_The request:_ Return all the entries exactly, keeping pictures out.

_Data for processing:_

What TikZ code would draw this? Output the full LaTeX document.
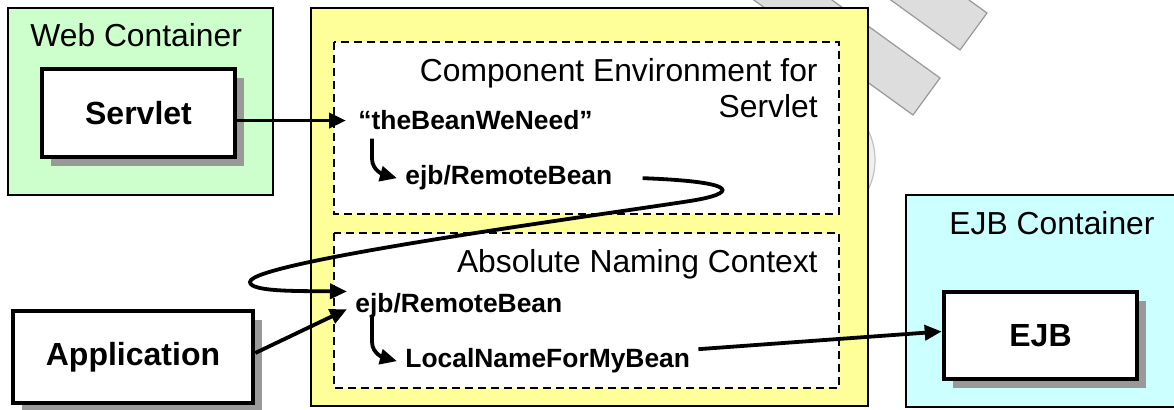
\documentclass[tikz,border=0pt]{standalone}
\usepackage{fontspec}
\setmainfont{Liberation Sans}
\usetikzlibrary{arrows.meta,shadows}
\definecolor{webgreen}{HTML}{CCFFCC}
\definecolor{envyellow}{HTML}{FFFF99}
\definecolor{ejbcyan}{HTML}{CCFFFF}
\definecolor{shadowgray}{HTML}{999999}
\definecolor{markgray}{HTML}{DDDDDD}
\begin{document}
\begin{tikzpicture}[x=0.5pt,y=-0.5pt]
    \tikzstyle{container}=[draw=black, line width=0.8pt]
    \tikzstyle{area}=[draw=black, line width=0.7pt, dash pattern=on 4pt off 2.5pt, fill=white]
    \tikzstyle{box}=[draw=black, line width=2.3pt, fill=white, font=\fontsize{16}{19}\selectfont\bfseries,
        drop shadow={shadow xshift=4.5pt, shadow yshift=-4.5pt, fill=shadowgray, opacity=1}]
    \tikzstyle{title}=[inner sep=0pt, font=\fontsize{15.9}{19}\selectfont]
    \tikzstyle{entry}=[inner xsep=4pt, inner ysep=1pt, font=\fontsize{13.2}{16}\selectfont\bfseries]
    \tikzstyle{link}=[line width=1.9pt, -{Triangle[length=8.5pt,width=7.5pt]}]
    \useasboundingbox (0,0) rectangle (1174,410);
    \draw [shadowgray, fill=markgray, line width=0.6pt] (940,78) -- (913,115) -- (589,-119) -- (616,-156) -- cycle;
    \draw [shadowgray, fill=markgray, line width=0.6pt] (987,13) -- (960,50) -- (636,-184) -- (663,-221) -- cycle;
    \draw [shadowgray!60, fill=gray!12, line width=0.6pt] (808,160) circle (67);
    \draw [container, fill=webgreen] (8,8) rectangle (273,195);
    \draw [container, fill=envyellow] (311,8) rectangle (868,406);
    \draw [container, fill=ejbcyan] (906,195) rectangle (1180,407);
    \draw [area] (334,42) rectangle (839,214);
    \draw [area] (334,233) rectangle (839,388);
    \node [title, anchor=base west] (webtitle) at (30,47) {Web Container};
    \node [title, anchor=base east] (envtitle) at (818,82) {Component Environment for};
    \node [title, anchor=base east] (envtitleb) at (818,118) {Servlet};
    \node [title, anchor=base east] (abstitle) at (818,273) {Absolute Naming Context};
    \node [title, anchor=base] (ejbtitle) at (1052,235) {EJB Container};
    \node [box, minimum width=96.5pt, minimum height=44pt] (servlet) at (138.5,113) {Servlet};
    \node [box, minimum width=120pt, minimum height=46pt] (app) at (133,357) {Application};
    \node [box, minimum width=96.5pt, minimum height=43.5pt] (ejb) at (1040.5,335.5) {EJB};
    \node [entry, inner xsep=6pt, anchor=base west] (bean) at (346,130) {“theBeanWeNeed”};
    \node [entry, anchor=base west] (remoteA) at (397,185) {ejb/RemoteBean};
    \node [entry, anchor=base west] (remoteB) at (347,313) {ejb/RemoteBean};
    \node [entry, anchor=base west] (localname) at (397,368) {LocalNameForMyBean};
    \draw [link] (servlet.east |- bean.west) -- (bean.west);
    \draw [link] ([xshift=13pt,yshift=-3pt]bean.south west) -- ++(0,20) to[out=-90,in=165] (remoteA.west);
    \draw [link] ([xshift=11pt]remoteA.east) .. controls (745,182) and (735,194) .. (690,201)
        .. controls (590,216.5) and (250,262) .. (250,282)
        .. controls (250,292) and (300,291) .. (remoteB.north west);
    \draw [link] ([yshift=2pt]app.east) -- ([yshift=-1.5pt]remoteB.west);
    \draw [link] ([xshift=12.5pt,yshift=2.5pt]remoteB.south west) -- ++(0,26) to[out=-90,in=165] (localname.west);
    \draw [link] ([yshift=6pt]localname.east) -- ([yshift=2pt]ejb.west);
\end{tikzpicture}
\end{document}
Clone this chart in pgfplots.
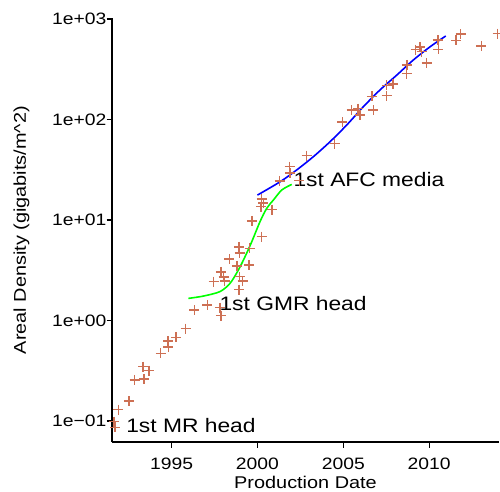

_Result of the exercise:_
What TikZ code would draw this? Output the full LaTeX document.
\documentclass[tikz,border=0pt]{standalone}
\usepackage{fontspec}
\setmainfont{Liberation Sans}
\usetikzlibrary{arrows.meta,shadows}
\definecolor{webgreen}{HTML}{CCFFCC}
\definecolor{envyellow}{HTML}{FFFF99}
\definecolor{ejbcyan}{HTML}{CCFFFF}
\definecolor{shadowgray}{HTML}{999999}
\definecolor{markgray}{HTML}{DDDDDD}
\begin{document}
\begin{tikzpicture}[x=0.5pt,y=-0.5pt]
    \tikzstyle{container}=[draw=black, line width=0.8pt]
    \tikzstyle{area}=[draw=black, line width=0.7pt, dash pattern=on 4pt off 2.5pt, fill=white]
    \tikzstyle{box}=[draw=black, line width=2.3pt, fill=white, font=\fontsize{16}{19}\selectfont\bfseries,
        drop shadow={shadow xshift=4.5pt, shadow yshift=-4.5pt, fill=shadowgray, opacity=1}]
    \tikzstyle{title}=[inner sep=0pt, font=\fontsize{15.9}{19}\selectfont]
    \tikzstyle{entry}=[inner xsep=4pt, inner ysep=1pt, font=\fontsize{13.2}{16}\selectfont\bfseries]
    \tikzstyle{link}=[line width=1.9pt, -{Triangle[length=8.5pt,width=7.5pt]}]
    \useasboundingbox (0,0) rectangle (1174,410);
    \draw [shadowgray, fill=markgray, line width=0.6pt] (940,78) -- (913,115) -- (589,-119) -- (616,-156) -- cycle;
    \draw [shadowgray, fill=markgray, line width=0.6pt] (987,13) -- (960,50) -- (636,-184) -- (663,-221) -- cycle;
    \draw [shadowgray!60, fill=gray!12, line width=0.6pt] (808,160) circle (67);
    \draw [container, fill=webgreen] (8,8) rectangle (273,195);
    \draw [container, fill=envyellow] (311,8) rectangle (868,406);
    \draw [container, fill=ejbcyan] (906,195) rectangle (1180,407);
    \draw [area] (334,42) rectangle (839,214);
    \draw [area] (334,233) rectangle (839,388);
    \node [title, anchor=base west] (webtitle) at (30,47) {Web Container};
    \node [title, anchor=base east] (envtitle) at (818,82) {Component Environment for};
    \node [title, anchor=base east] (envtitleb) at (818,118) {Servlet};
    \node [title, anchor=base east] (abstitle) at (818,273) {Absolute Naming Context};
    \node [title, anchor=base] (ejbtitle) at (1052,235) {EJB Container};
    \node [box, minimum width=96.5pt, minimum height=44pt] (servlet) at (138.5,113) {Servlet};
    \node [box, minimum width=120pt, minimum height=46pt] (app) at (133,357) {Application};
    \node [box, minimum width=96.5pt, minimum height=43.5pt] (ejb) at (1040.5,335.5) {EJB};
    \node [entry, inner xsep=6pt, anchor=base west] (bean) at (346,130) {“theBeanWeNeed”};
    \node [entry, anchor=base west] (remoteA) at (397,185) {ejb/RemoteBean};
    \node [entry, anchor=base west] (remoteB) at (347,313) {ejb/RemoteBean};
    \node [entry, anchor=base west] (localname) at (397,368) {LocalNameForMyBean};
    \draw [link] (servlet.east |- bean.west) -- (bean.west);
    \draw [link] ([xshift=13pt,yshift=-3pt]bean.south west) -- ++(0,20) to[out=-90,in=165] (remoteA.west);
    \draw [link] ([xshift=11pt]remoteA.east) .. controls (745,182) and (735,194) .. (690,201)
        .. controls (590,216.5) and (250,262) .. (250,282)
        .. controls (250,292) and (300,291) .. (remoteB.north west);
    \draw [link] ([yshift=2pt]app.east) -- ([yshift=-1.5pt]remoteB.west);
    \draw [link] ([xshift=12.5pt,yshift=2.5pt]remoteB.south west) -- ++(0,26) to[out=-90,in=165] (localname.west);
    \draw [link] ([yshift=6pt]localname.east) -- ([yshift=2pt]ejb.west);
\end{tikzpicture}
\end{document}
Clone this chart in pgfplots.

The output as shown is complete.